Longevity-Related Genes are Under Greater Evolutionary Constraint in Large and Long-Lived Mammals

Both the evolution of aging and the comparative biology of aging between species with widely divergent lifespans are fascinating topics, though likely of limited relevance to the near future of rejuvenation therapies. Those treatments will be based on repairing cell and tissue damage as it occurs, using the understanding of the human metabolism that exists now, rather than on attempts to rebuild that human metabolism to age more slowly, a goal that will require a great deal more knowledge. The more distant future will certainly include human populations engineered from birth to exhibit enhanced longevity, however, and a greater understanding of the intersection between metabolism, genetics, and species longevity will be an essential part of that endeavor.

Although lifespan in mammals varies over 100-fold, the precise evolutionary mechanisms underlying variation in longevity remain unknown. Species-specific genetic changes have been observed in long-lived species including the naked mole-rat, bats, and the bowhead whale, but these adaptations do not generalize to other mammals.
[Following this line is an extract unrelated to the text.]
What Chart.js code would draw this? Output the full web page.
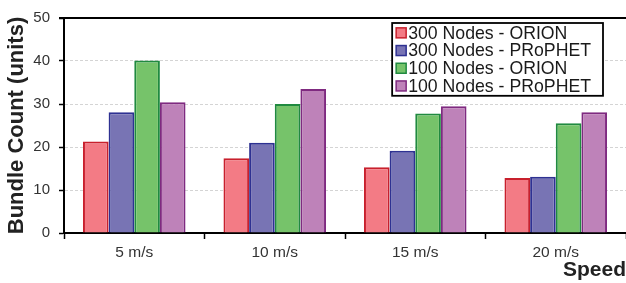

We present a novel method to identify associations between rates of protein evolution and continuous phenotypes across the entire mammalian phylogeny. Unlike previous analyses that focused on individual species, we treat absolute and relative longevity as quantitative traits and demonstrate that these lifespan traits affect the evolutionary constraint on hundreds of genes.

Specifically, we find that genes related to cell cycle, DNA repair, cell death, the IGF1 pathway, and immunity are under increased evolutionary constraint in large and long-lived mammals. For mammals exceptionally long-lived for their body size, we find increased constraint in inflammation, DNA repair, and NFKB-related pathways. Strikingly, these pathways have considerable overlap with those that have been previously reported to have potentially adaptive changes in single-species studies, and thus would be expected to show decreased constraint in our analysis. This unexpected finding of increased constraint in many longevity-associated pathways underscores the power of our quantitative approach to detect patterns that generalize across the mammalian phylogeny.